The following is a list of the national, community and civic awards, Lee has received: National Society of Fund Raising Executives presented him with the St. Louis Philanthropist of the Year for 1995; University of Missouri at St. Louis in 1995 presented him with an honorary degree: Doctorate of Humane Letters; Herbert Hoovers Boys and Girls Club in 1995 presented him with the Richard H. Amberg Award; the National Conference of Christians and Jews in 1995 presented him with the Brotherhood/Sisterhood Award.
He received the St. Louis Symphony Green Room Recognition Award in 1995. Other 1995 awards given him were the Beaux Arts Council Award by the St. Louis Museum, the Henry Shaw Medal from the Missouri Botanical Garden, A World of Difference and the Community Service Award for Meritorious Achievement.
In 1996 he was presented the first St. Louis Zoo Award from the St. Louis Zoo and Marlin Perkins Society and the St. Louis Man of the Year from the St. Louis Post-Dispatch.
The Des Lee Collaboration Vision, in conjunction with the University of Missouri-St. Louis and Washington University, has provided 27 endowed professors, 19 bearing the name: Des Lee and involving five other area colleges and universities and more than 100-member organizations.
In 1997, the Arts and Education Council of Greater St. Louis, presented him with the Excellence in Philanthropy Award. He also received that year, the Right Arm of St. Louis Award, the Outstanding Philanthropist National Award, the Washington University Distinguished Alumni Award, and the National Association of State Universities and Land-Grant Colleges, Commission on Urban Agenda, granted him an honorarium.
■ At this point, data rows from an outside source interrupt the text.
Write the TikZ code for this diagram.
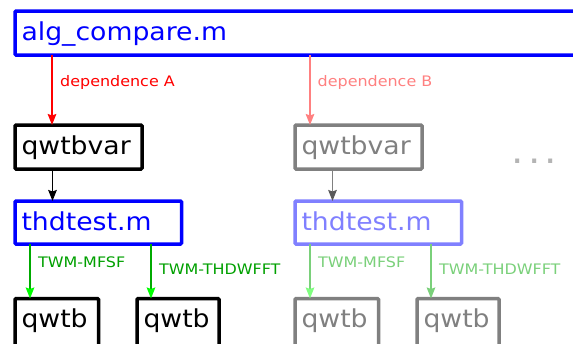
\documentclass[tikz,border=0pt]{standalone}
\usepackage{fontspec}
\usetikzlibrary{arrows.meta}
\newfontfamily\boxfont[FakeStretch=1.08]{DejaVu Sans}
\newfontfamily\lblfont[FakeStretch=1.1]{DejaVu Sans}

\definecolor{mainblue}{RGB}{0,0,255}
\definecolor{paleblue}{RGB}{128,128,255}
\definecolor{midgray}{RGB}{128,128,128}
\definecolor{darkgray}{RGB}{90,90,90}
\definecolor{depred}{RGB}{255,0,0}
\definecolor{palered}{RGB}{255,128,128}
\definecolor{grnline}{RGB}{0,170,0}
\definecolor{grntext}{RGB}{0,160,0}
\definecolor{grnhead}{RGB}{0,255,0}
\definecolor{palegrn}{RGB}{122,208,122}
\definecolor{palegrnhead}{RGB}{128,255,128}
\definecolor{dotgray}{RGB}{180,180,180}

\tikzset{
  x=1pt, y=-1pt,
  box/.style={draw, line width=3.5pt, rounded corners=1pt, outer sep=0pt,
    inner xsep=6.5pt, inner ysep=0pt, anchor=north west, align=left,
    text height=29pt, text depth=15pt,
    font=\boxfont\fontsize{24.7}{24.7}\selectfont},
  lbl/.style={anchor=base west, inner sep=0pt,
    font=\lblfont\fontsize{14.5}{14.5}\selectfont},
  link/.style={line width=1.7pt,
    -{Stealth[length=11pt, width=8.5pt, inset=1.5pt]}},
}

\begin{document}
\begin{tikzpicture}
\useasboundingbox (0,0) rectangle (573,343);
\clip (0,0) rectangle (573,343);

% top-level script
\node[box, draw=mainblue, text=mainblue, text width=587pt] (top) at (15,11) {alg\_compare.m};

% first dependence chain
\node[box, text width=114pt] (qv1) at (15,125) {qwtbvar};
\node[box, draw=mainblue, text=mainblue, text width=153.5pt, text depth=14pt] (th1) at (15,201) {thdtest.m};
\node[box, text width=70.5pt, text depth=21pt] (qb1) at (15,298.5) {qwtb};
\node[box, text width=69pt, text depth=21pt] (qb2) at (137,298.5) {qwtb};

% second dependence chain (faded)
\node[box, draw=midgray, text=midgray, text width=114pt] (qv2) at (295,125) {qwtbvar};
\node[box, draw=paleblue, text=paleblue, text width=153.5pt, text depth=14pt] (th2) at (295,201) {thdtest.m};
\node[box, draw=midgray, text=midgray, text width=70.5pt, text depth=21pt] (qb3) at (295,298.5) {qwtb};
\node[box, draw=midgray, text=midgray, text width=69pt, text depth=21pt] (qb4) at (417,298.5) {qwtb};

% further chains
\node[anchor=base west, inner sep=0pt, text=dotgray,
  font=\boxfont\fontsize{36}{36}\selectfont] (more) at (511,163) {.\hspace{4.5pt}.\hspace{4.5pt}.};

% arrow end points on the box edges
\coordinate (a1) at ([xshift=37pt]qv1.north west);
\coordinate (a2) at ([xshift=15pt]qv2.north west);
\coordinate (b1) at ([xshift=37.5pt]th1.north west);
\coordinate (b2) at ([xshift=37.5pt]th2.north west);
\coordinate (g1) at ([xshift=15pt]qb1.north west);
\coordinate (g2) at ([xshift=14pt]qb2.north west);
\coordinate (g3) at ([xshift=15pt]qb3.north west);
\coordinate (g4) at ([xshift=14pt]qb4.north west);

% dependence arrows
\draw[link, depred] (top.south -| a1) -- (a1);
\draw[link, palered] (top.south -| a2) -- (a2);
\draw[link, black] (qv1.south -| b1) -- (b1);
\draw[link, midgray, -{Stealth[length=11pt, width=8.5pt, inset=1.5pt, darkgray]}] (qv2.south -| b2) -- (b2);
\draw[link, grnline, -{Stealth[length=11pt, width=8.5pt, inset=1.5pt, grnhead]}] (th1.south -| g1) -- (g1);
\draw[link, grnline, -{Stealth[length=11pt, width=8.5pt, inset=1.5pt, grnhead]}] (th1.south -| g2) -- (g2);
\draw[link, palegrn, -{Stealth[length=11pt, width=8.5pt, inset=1.5pt, palegrnhead]}] (th2.south -| g3) -- (g3);
\draw[link, palegrn] (th2.south -| g4) -- (g4);

% arrow labels
\node[lbl, text=depred] (la) at (60,86) {dependence A};
\node[lbl, text=palered] (lb) at (317.5,86) {dependence B};
\node[lbl, text=grntext] (l1) at (38,267) {TWM-MFSF};
\node[lbl, text=grntext] (l2) at (159,274) {TWM-THDWFFT};
\node[lbl, text=palegrn] (l3) at (318,267) {TWM-MFSF};
\node[lbl, text=palegrn] (l4) at (439,274) {TWM-THDWFFT};
\end{tikzpicture}
\end{document}
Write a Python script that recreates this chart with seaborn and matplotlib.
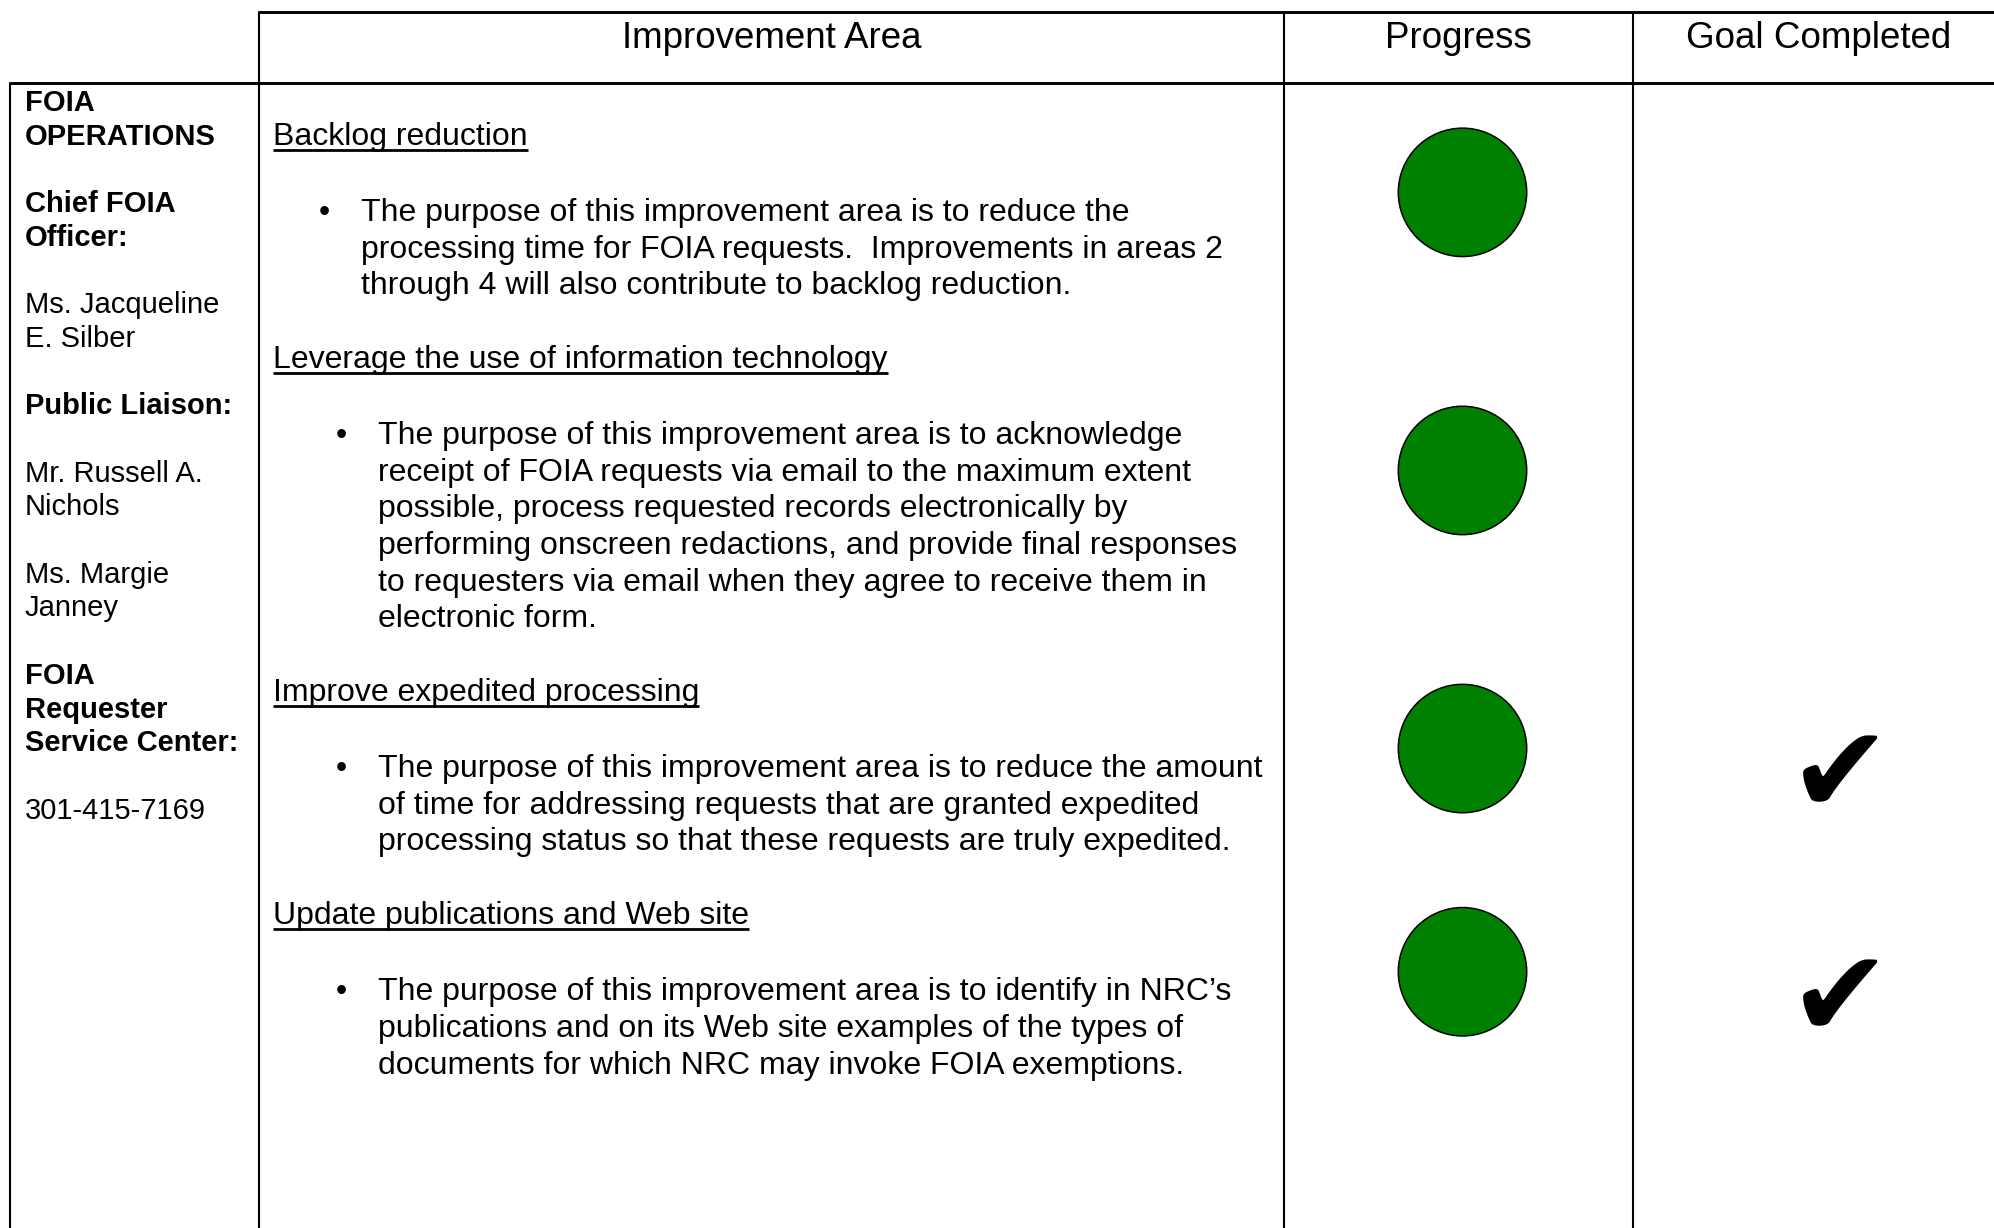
import matplotlib
matplotlib.use("Agg")
import matplotlib.pyplot as plt
import seaborn as sns
import pandas as pd

# Table content
column_titles = ["Improvement Area", "Progress", "Goal Completed"]

contact_lines = [
    ("FOIA", True), ("OPERATIONS", True), ("", False),
    ("Chief FOIA", True), ("Officer:", True), ("", False),
    ("Ms. Jacqueline", False), ("E. Silber", False), ("", False),
    ("Public Liaison:", True), ("", False),
    ("Mr. Russell A.", False), ("Nichols", False), ("", False),
    ("Ms. Margie", False), ("Janney", False), ("", False),
    ("FOIA", True), ("Requester", True), ("Service Center:", True), ("", False),
    ("301-415-7169", False),
]

area_titles = [
    "Backlog reduction",
    "Leverage the use of information technology",
    "Improve expedited processing",
    "Update publications and Web site",
]

area_descriptions = [
    ["The purpose of this improvement area is to reduce the",
     "processing time for FOIA requests.  Improvements in areas 2",
     "through 4 will also contribute to backlog reduction."],
    ["The purpose of this improvement area is to acknowledge",
     "receipt of FOIA requests via email to the maximum extent",
     "possible, process requested records electronically by",
     "performing onscreen redactions, and provide final responses",
     "to requesters via email when they agree to receive them in",
     "electronic form."],
    ["The purpose of this improvement area is to reduce the amount",
     "of time for addressing requests that are granted expedited",
     "processing status so that these requests are truly expedited."],
    ["The purpose of this improvement area is to identify in NRC\u2019s",
     "publications and on its Web site examples of the types of",
     "documents for which NRC may invoke FOIA exemptions."],
]

progress_status = ["green", "green", "green", "green"]
goal_completed = [False, False, True, True]

# Style
sns.set_theme(style="white")
plt.rcParams["font.family"] = ["Liberation Sans", "DejaVu Sans"]

W, H = 1994, 1228
fig = plt.figure(figsize=(W / 100, H / 100), dpi=100)
ax = fig.add_axes([0, 0, 1, 1])
ax.set_xlim(0, W)
ax.set_ylim(H, 0)
ax.axis("off")

# Grid layout (pixels)
col_x = [10, 259, 1284, 1633, 2004]
head_top, body_top = 11.5, 82.5
ax.plot([col_x[1], W], [head_top, head_top], color="black", lw=2.1, solid_capstyle="butt")
ax.plot([col_x[0], W], [body_top, body_top], color="black", lw=2.1, solid_capstyle="butt")
ax.plot([col_x[0], col_x[0]], [body_top, H], color="black", lw=1.5)
for x in col_x[1:4]:
    ax.plot([x, x], [head_top, H], color="black", lw=1.5)

for i, title in enumerate(column_titles):
    cx = (col_x[i + 1] + col_x[i + 2]) / 2
    ax.text(cx, 38, title, ha="center", va="center", fontsize=26.5, color="black")

# Left column contacts
for k, (txt, bold) in enumerate(contact_lines):
    if txt:
        ax.text(25, 103 + 33.7 * k, txt, ha="left", va="center", fontsize=21,
                fontweight="bold" if bold else "normal", color="black")

# Improvement areas
fig.canvas.draw()
renderer = fig.canvas.get_renderer()
inv = ax.transData.inverted()

line_step = 36.6
y = 136.5
row_centers = []
first_lines = []
for i, (title, desc) in enumerate(zip(area_titles, area_descriptions)):
    t = ax.text(273, y, title, ha="left", va="center", fontsize=23, color="black")
    bb = t.get_window_extent(renderer)
    (x0, _), (x1, _) = inv.transform([(bb.x0, bb.y0), (bb.x1, bb.y1)])
    ax.plot([x0, x1], [y + 13, y + 13], color="black", lw=2.0, solid_capstyle="butt")
    bx = 319 if i == 0 else 336
    tx = 361 if i == 0 else 378
    ly = y + 76.5
    first_lines.append(ly)
    ax.text(bx, ly, "\u2022", ha="left", va="center", fontsize=23, color="black")
    for line in desc:
        ax.text(tx, ly, line, ha="left", va="center", fontsize=23, color="black")
        ly += line_step
    last = ly - line_step
    row_centers.append((y + last) / 2 - 19)
    y = last + 73.5

# Progress circles
df = pd.DataFrame({
    "x": [(col_x[2] + col_x[3]) / 2 + 4] * len(progress_status),
    "y": row_centers,
    "status": progress_status,
})
sns.scatterplot(data=df, x="x", y="y", hue="status", palette={"green": "#008000"},
                s=8550, edgecolor="black", linewidth=1.1, legend=False, ax=ax, zorder=3)
ax.set_xlim(0, W)
ax.set_ylim(H, 0)
ax.axis("off")

# Completed checks
for yc, done in zip(first_lines, goal_completed):
    if done:
        ax.text(1840, yc + 10, "\u2714", ha="center", va="center", fontsize=88,
                family="DejaVu Sans", color="black")

fig.savefig("out.png", dpi=100)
Other honors were a Doctorate of Humane Letters from Washington University, the Modern Patriot Award from the Sons of the Revolution, the Missouri Arts Award, and WORTH Magazine ranked him 98 in its 100 Most Generous Americans.
Washington University named him to its Sports Hall of Fame in 1999 and the St. Louis Bar Foundation gave him the Community Leadership Award in 1999.
Last year, the Variety Club of St. Louis named him Man of the Year, the American Jewish Committee honored him with its Human Relations Award, the University of Missouri System gave him the Presidential Citation for Alumni Service, and he received the Honorary Optimist Award from Optimist International-Missouri He also was inducted into the University City High School Hall of Fame and given the Washington University Robert S. Brookings Award.
This year, he has been given the local Martin Luther King Philanthropy Award and the United Nations Association of St. Louis' Mary T. Hall Humanitarian Award.